UCLA police chief reassigned after campus violence

Three weeks after law enforcement cleared a massive pro-Palestinian encampment from the UCLA campus and arrested more than 200 people, the university's police chief has been removed from his job and reassigned.

Chief John Thomas confirmed the move late Tuesday in a text message to the Daily Bruin campus newspaper.

"There's been a lot going on and I learned late yesterday (Monday) that I'm temporarily reassigned from my duties as chief," Thomas told the paper.

SUGGESTED: UCLA's new Campus Safety Office investigating attack on pro-Palestine encampment

There was no immediate word on what position Thomas had been assigned to. He has been the campus police chief since January.

In a statement, UCLA Vice Chancellor for Strategic Communications Mary Osako said Gawin Gibson has been named acting chief.

"John Thomas has been reassigned temporarily, pending an examination of our security processes," Osako said. "As we said on May 5, UCLA created a new Office of Campus Safety that is leading a thorough examination of our security processes aimed at enhancing the wellbeing and safety of our community."

UCLA received national attention in early May when a group of largely masked counter-protesters launched a violent attack on the pro-Palestinian encampment on campus, leading to criticism of a slow police response to the assault that left several people injured.

The next night, hundreds of law enforcement officers from various agencies descended on the campus and cleared the encampment, arresting 209 people. The university was forced to close for a day, then temporarily shift to remote learning in the aftermath of the unrest.

Days after the encampment clearing, UCLA Chancellor Gene Block announced that he had appointed Vice Chancellor Rick Braziel as the head of a newly created Office of Campus Safety, with oversight of the police department.

SUGGESTED: UCLA protests: LAPD arrives in riot gear 2 hours after violence erupts at pro-Palestinian encampment

Block, who is set to retire at the end of July, is scheduled to testify before a congressional committee on Thursday about the university's response to antisemitism on campus. Meanwhile, the chair of the House Committee on Education and the Workforce sent a letter last week demanding that the UC system turn over all communications and documents relating to alleged campus antisemitism since Oct. 7, the date of the Hamas attack on Israel.

University of California President Michael Drake said the university system has begun an independent investigation of the UCLA response to the violence.
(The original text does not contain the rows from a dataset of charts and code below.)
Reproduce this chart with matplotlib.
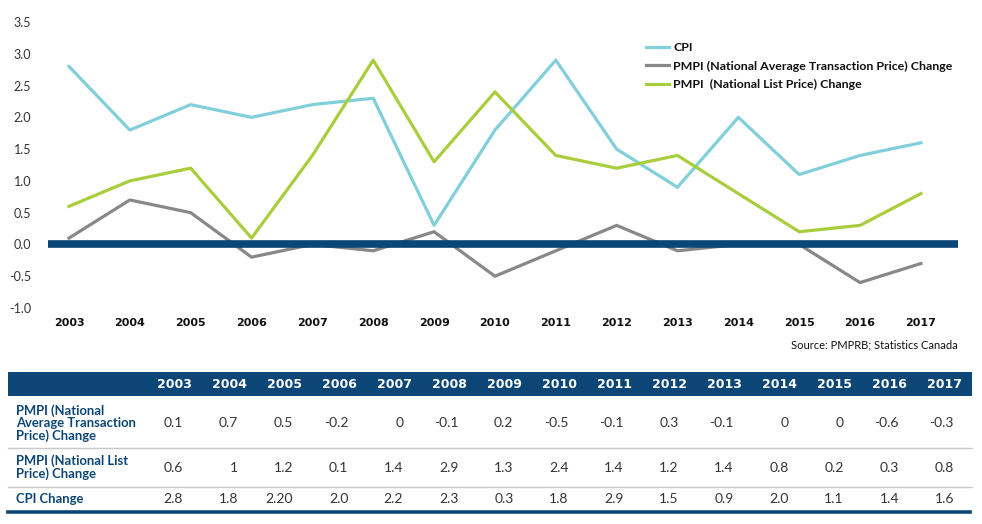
import matplotlib.pyplot as plt
from matplotlib.patches import Rectangle

years = [2003, 2004, 2005, 2006, 2007, 2008, 2009, 2010, 2011, 2012, 2013, 2014, 2015, 2016, 2017]
cpi = [2.8, 1.8, 2.2, 2.0, 2.2, 2.3, 0.3, 1.8, 2.9, 1.5, 0.9, 2.0, 1.1, 1.4, 1.6]
pmpi_avg = [0.1, 0.7, 0.5, -0.2, 0, -0.1, 0.2, -0.5, -0.1, 0.3, -0.1, 0, 0, -0.6, -0.3]
pmpi_list = [0.6, 1, 1.2, 0.1, 1.4, 2.9, 1.3, 2.4, 1.4, 1.2, 1.4, 0.8, 0.2, 0.3, 0.8]

# table cells as printed
avg_cells = ["0.1", "0.7", "0.5", "-0.2", "0", "-0.1", "0.2", "-0.5", "-0.1", "0.3", "-0.1", "0", "0", "-0.6", "-0.3"]
list_cells = ["0.6", "1", "1.2", "0.1", "1.4", "2.9", "1.3", "2.4", "1.4", "1.2", "1.4", "0.8", "0.2", "0.3", "0.8"]
cpi_cells = ["2.8", "1.8", "2.20", "2.0", "2.2", "2.3", "0.3", "1.8", "2.9", "1.5", "0.9", "2.0", "1.1", "1.4", "1.6"]
row_labels = ["PMPI (National\nAverage Transaction\nPrice) Change",
              "PMPI (National List\nPrice) Change",
              "CPI Change"]
yticks = [-1.0, -0.5, 0.0, 0.5, 1.0, 1.5, 2.0, 2.5, 3.0, 3.5]

NAVY = "#0b4677"
CPI_C = "#80cfdb"
GRAY_C = "#88888b"
GREEN_C = "#a9ce3d"
TXT = "#333333"

plt.rcParams["font.family"] = ["Lato", "DejaVu Sans"]

W, H = 982, 524
fig = plt.figure(figsize=(W / 100, H / 100), dpi=100)

# ---- line chart ----
ax = fig.add_axes([48 / W, 1 - 308 / H, (958 - 48) / W, (308 - 22) / H])
ax.plot(years, cpi, color=CPI_C, lw=2.3, label="CPI", zorder=2)
ax.plot(years, pmpi_avg, color=GRAY_C, lw=2.3,
        label="PMPI (National Average Transaction Price) Change", zorder=2)
ax.plot(years, pmpi_list, color=GREEN_C, lw=2.3,
        label="PMPI  (National List Price) Change", zorder=2)
ax.axhline(0, color=NAVY, lw=5.5, zorder=3)

ax.set_xlim(2002.655, 2017.61)
ax.set_ylim(-1.0, 3.5)
ax.set_yticks(yticks)
ax.set_yticklabels([f"{v:.1f}" for v in yticks], fontsize=9, color=TXT)
ax.set_xticks(years)
ax.set_xticklabels([str(y) for y in years], fontsize=8, fontweight="bold",
                   color="#111111", family=["DejaVu Sans"])
ax.tick_params(length=0, axis="y", pad=12)
ax.tick_params(length=0, axis="x", pad=7)
for s in ax.spines.values():
    s.set_visible(False)

leg = fig.legend(loc="upper left", bbox_to_anchor=(635 / W, 1 - 31 / H), frameon=False,
                 handlelength=1.85, handletextpad=0.35, labelspacing=0.6,
                 prop={"size": 8.9, "weight": "bold"})
for t in leg.get_texts():
    t.set_color("#111111")

fig.text(958 / W, 1 - 345 / H, "Source: PMPRB; Statistics Canada", ha="right", va="center",
         fontsize=8, color="#111111")

# ---- table below ----
tab = fig.add_axes([0, 0, 1, 1], zorder=-1)
tab.set_xlim(0, W)
tab.set_ylim(H, 0)
tab.axis("off")

tab.add_patch(Rectangle((8, 372), 964, 24, color=NAVY, lw=0))
tab.plot([8, 972], [448, 448], color="#c8c8c8", lw=1)
tab.plot([8, 972], [486.5, 486.5], color="#c8c8c8", lw=1)
tab.plot([8, 970], [511.5, 511.5], color=NAVY, lw=2.6)

col_x = [174 + (y - 2003) * 55.07 for y in years]
for cx, y in zip(col_x, years):
    tab.text(cx, 384, str(y), ha="center", va="center", fontsize=9,
             fontweight="heavy", color="white", family=["DejaVu Sans"])

row_y = [423, 467.5, 499]
for ry, lab in zip(row_y, row_labels):
    tab.text(16, ry, lab, ha="left", va="center", fontsize=9.4, fontweight="bold",
             color=NAVY, linespacing=1.02)

for ry, cells in zip(row_y, [avg_cells, list_cells, cpi_cells]):
    for cx, c in zip(col_x, cells):
        tab.text(cx + 9, ry, c, ha="right", va="center", fontsize=10, color=TXT)

fig.savefig("out.png", dpi=100)
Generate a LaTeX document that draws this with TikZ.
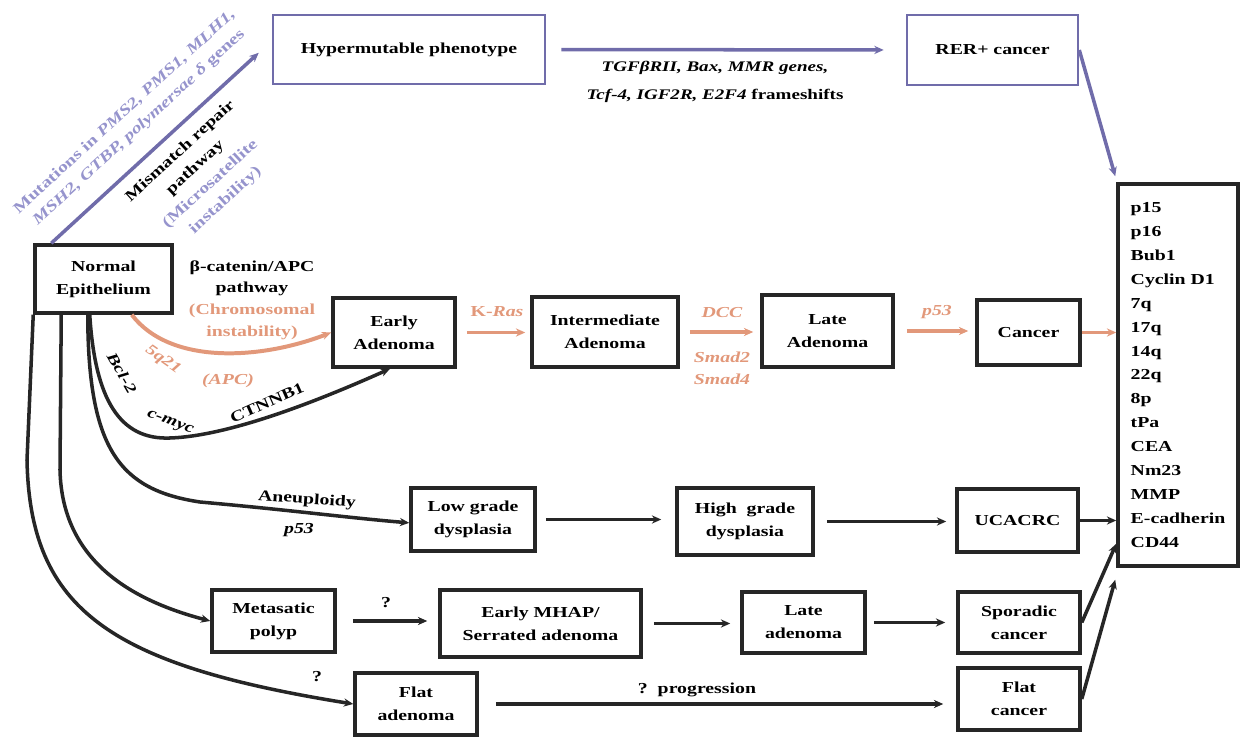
\documentclass[tikz,border=0pt]{standalone}
\usepackage{fontspec}
\setmainfont{Liberation Serif}[FakeStretch=1.3]
\usepackage{xcolor}
\usepackage{tikz}
\usetikzlibrary{arrows.meta,positioning,calc}
\definecolor{mmrpurple}{RGB}{112,108,170}
\definecolor{mmrlight}{RGB}{150,148,205}
\definecolor{cinorange}{RGB}{226,152,122}

\begin{document}
\begin{tikzpicture}[x=0.03cm, y=-0.03cm,
    font=\fontsize{13}{19.5}\selectfont\bfseries,
    stage/.style={draw=black!85, line width=3pt, align=center, inner sep=0pt},
    msi/.style={draw=mmrpurple, line width=2.2pt, align=center, inner sep=0pt},
    lbl/.style={font=\fontsize{13}{19}\selectfont\bfseries, align=center, inner sep=1pt},
    tip/.style={-{Stealth[length=8pt,width=7pt]}},
    blk/.style={tip, line width=3pt, black!85},
    cin/.style={tip, line width=3.4pt, cinorange},
    mmr/.style={tip, line width=3pt, mmrpurple}]
    \useasboundingbox (0,0) rectangle (1249,740);
    % Mismatch repair pathway
    \node[msi, minimum width=8.16cm, minimum height=2.07cm] (hyper) at (409,49.5) {Hypermutable phenotype};
    \node[msi, minimum width=5.13cm, minimum height=2.10cm] (rer) at (992.5,50) {RER+ cancer};
    % Chromosomal instability pathway
    \node[stage, minimum width=4.11cm, minimum height=2.04cm] (normal) at (103.5,279) {Normal\\Epithelium};
    \node[stage, minimum width=3.66cm, minimum height=2.07cm] (early) at (394,332.5) {Early\\Adenoma};
    \node[stage, minimum width=4.38cm, minimum height=2.10cm] (inter) at (605,332) {Intermediate\\Adenoma};
    \node[stage, minimum width=3.93cm, minimum height=2.16cm] (late) at (827.5,331) {Late\\Adenoma};
    \node[stage, minimum width=3.09cm, minimum height=1.95cm] (cancer) at (1028.5,332.5) {Cancer};
    % Markers
    \node[stage, minimum width=3.6cm, minimum height=11.46cm, align=left,
          font=\fontsize{13}{20.4}\selectfont\bfseries] (markers) at (1178,375)
        {p15\\p16\\Bub1\\Cyclin D1\\7q\\17q\\14q\\22q\\8p\\tPa\\CEA\\Nm23\\MMP\\E-cadherin\\CD44};
    % Colitis pathway
    \node[stage, minimum width=3.72cm, minimum height=1.89cm] (low) at (473,519.5) {Low grade\\dysplasia};
    \node[stage, minimum width=4.08cm, minimum height=2.01cm] (high) at (745,521.5) {High\ \ grade\\dysplasia};
    \node[stage, minimum width=3.63cm, minimum height=1.89cm] (ucacrc) at (1017.5,520.5) {UCACRC};
    % Serrated pathway
    \node[stage, minimum width=3.69cm, minimum height=1.86cm] (meta) at (273.5,621) {Metasatic\\polyp};
    \node[stage, minimum width=6.03cm, minimum height=2.01cm] (mhap) at (540.5,623.5) {Early MHAP/\\Serrated adenoma};
    \node[stage, minimum width=3.69cm, minimum height=1.83cm] (latead) at (803.5,622.5) {Late\\adenoma};
    \node[stage, minimum width=3.66cm, minimum height=1.83cm] (sporadic) at (1019,622.5) {Sporadic\\cancer};
    % Flat pathway
    \node[stage, minimum width=3.66cm, minimum height=1.86cm] (flatad) at (416,704) {Flat\\adenoma};
    \node[stage, minimum width=3.66cm, minimum height=1.86cm] (flatca) at (1019,699) {Flat\\cancer};

    % Purple arrows
    \draw[mmr] ([xshift=0.54cm]normal.north west) -- ([xshift=-0.39cm,yshift=-0.1cm]hyper.west);
    \draw[mmr, shorten <=0.45cm, shorten >=0.66cm] (hyper.east) -- (rer.west);
    \draw[mmr] (rer.east) -- ([xshift=-0.03cm,yshift=0.18cm]markers.north west);
    \node[lbl, mmrlight, rotate=42.5, font=\fontsize{13}{18}\selectfont\bfseries] (mutlbl) at (132,120)
        {Mutations in \textit{PMS2, PMS1, MLH1,}\\\textit{MSH2, GTBP, polymersae δ} genes};
    \node[lbl, rotate=42.5] (mmrlbl) at (203,176)
        {Mismatch repair\\pathway\\\textcolor{mmrlight}{(Microsatellite}\\\textcolor{mmrlight}{instability)}};
    \node[lbl, font=\fontsize{12.5}{19}\selectfont\bfseries] (tgflbl) at (715,82)
        {\textit{TGFβRII, Bax, MMR genes,}\\[5pt]\textit{Tcf-4, IGF2R, E2F4} frameshifts};

    % Orange arrows
    \draw[cin] ([xshift=-1.26cm]normal.south east) .. controls (170,365) and (260,360) .. (early.west);
    \draw[cin, shorten <=0.3cm, shorten >=0.15cm] (early.east) -- (early.east -| inter.west);
    \draw[cin, shorten <=0.3cm, shorten >=0.21cm] (inter.east) -- (inter.east -| late.west);
    \draw[cin, shorten <=0.36cm, shorten >=0.21cm] (late.east) -- (late.east -| cancer.west);
    \draw[cin] (cancer.east) -- (cancer.east -| markers.west);
    \node[lbl, font=\fontsize{13}{18.5}\selectfont\bfseries] (cinlbl) at (252,300)
        {β-catenin/APC\\pathway\\\textcolor{cinorange}{(Chromosomal}\\\textcolor{cinorange}{instability)}};
    \node[lbl, cinorange, rotate=-35] (q21lbl) at (163,360) {\textit{5q21}};
    \node[lbl, cinorange] (apclbl) at (228,381) {\textit{(APC)}};
    \node[lbl, cinorange] (raslbl) at (497,312) {K-\textit{Ras}};
    \node[lbl, cinorange] (dcclbl) at (722,313) {\textit{DCC}};
    \node[lbl, cinorange] (smadlbl) at (722,368) {\textit{Smad2}\\\textit{Smad4}};
    \node[lbl, cinorange] (p53lbl) at (937,312) {\textit{p53}};

    % Black arrows
    \draw[blk] ([xshift=-2.52cm]normal.south east) .. controls (95,400) and (120,440) .. (170,438)
        .. controls (230,436) and (320,400) .. ([xshift=-0.12cm]early.south);
    \draw[blk] ([xshift=-2.58cm]normal.south east) .. controls (88,450) and (120,490) .. (200,502)
        .. controls (290,510) and (350,518) .. ([yshift=-0.1cm]low.west);
    \draw[blk] ([xshift=0.84cm]normal.south west) -- (60,470) .. controls (62,560) and (130,600) .. (meta.west);
    \draw[blk] (normal.south west) -- (27,460) .. controls (30,610) and (110,665) .. (flatad.west);
    \draw[blk, shorten <=0.27cm, shorten >=0.42cm] (low.east) -- (low.east -| high.west);
    \draw[blk, shorten <=0.36cm, shorten >=0.27cm] (high.east) -- (high.east -| ucacrc.west);
    \draw[blk] (ucacrc.east) -- (ucacrc.east -| markers.west);
    \draw[blk, shorten <=0.48cm, shorten >=0.33cm] (meta.east) -- (meta.east -| mhap.west);
    \draw[blk, shorten <=0.33cm, shorten >=0.3cm] (mhap.east) -- (mhap.east -| latead.west);
    \draw[blk, shorten <=0.21cm, shorten >=0.33cm] (latead.east) -- (latead.east -| sporadic.west);
    \draw[blk] (sporadic.east) -- ([yshift=0.72cm]markers.south west);
    \draw[blk, shorten <=0.51cm, shorten >=0.39cm] (flatad.east) -- (flatad.east -| flatca.west);
    \draw[blk] (flatca.east) -- ([xshift=-0.03cm,yshift=-0.36cm]markers.south west);
    \node[lbl, rotate=-60] (bcllbl) at (122,373) {\textit{Bcl-2}};
    \node[lbl, rotate=-20] (myclbl) at (170,423) {\textit{c-myc}};
    \node[lbl, rotate=24] (ctnlbl) at (267,403) {CTNNB1};
    \node[lbl, rotate=-4] (aneulbl) at (307,500) {Aneuploidy};
    \node[lbl] (p53blbl) at (299,530) {\textit{p53}};
    \node[lbl] (qmetalbl) at (386,603) {?};
    \node[lbl] (qflatlbl) at (317,677) {?};
    \node[lbl] (proglbl) at (697,690) {?\ \ progression};
\end{tikzpicture}
\end{document}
The UC hired 21st Century Policing Solutions — a police-tactics consulting firm — to lead the university system's probe of actions taken at UCLA.

Block, meanwhile, said Braziel was leading a high-tech investigation in an effort to identify the people who attacked the encampment the night before it was cleared.

The Federated University Police Officers Association, the union that represents UC police officers, has laid blame for failures in the response to campus unrest on university administrators.

"The written guidelines for roles and responsibilities make clear that senior UC administrators on each campus are solely responsible for the university's response to campus protests; those administrators decide the objective, and campus police are only responsible for tactics in implementing those objectives," FUPOA President Wade Stern said in a statement.

"As such, the UCLA administration owns all the fallout from the response and lack of response to this protest."

Meanwhile, unionized graduate students at UC campuses across the state have been threatening to conduct rolling strikes in response to the handling of pro-Palestinian protests. Workers have already been striking at UC Santa Cruz, and the union has suggested walkouts could occur at other campuses. The union and the UC system have traded allegations of unfair labor practices.

The union is demanding amnesty for employees and students who took part in protests and are facing disciplinary actions, along with guarantees of free-speech protections and the right to political expression on campus. The UC system said any strikes based on such demands would be illegal, since they are non-labor issues that fall outside the scope of the union's labor agreement.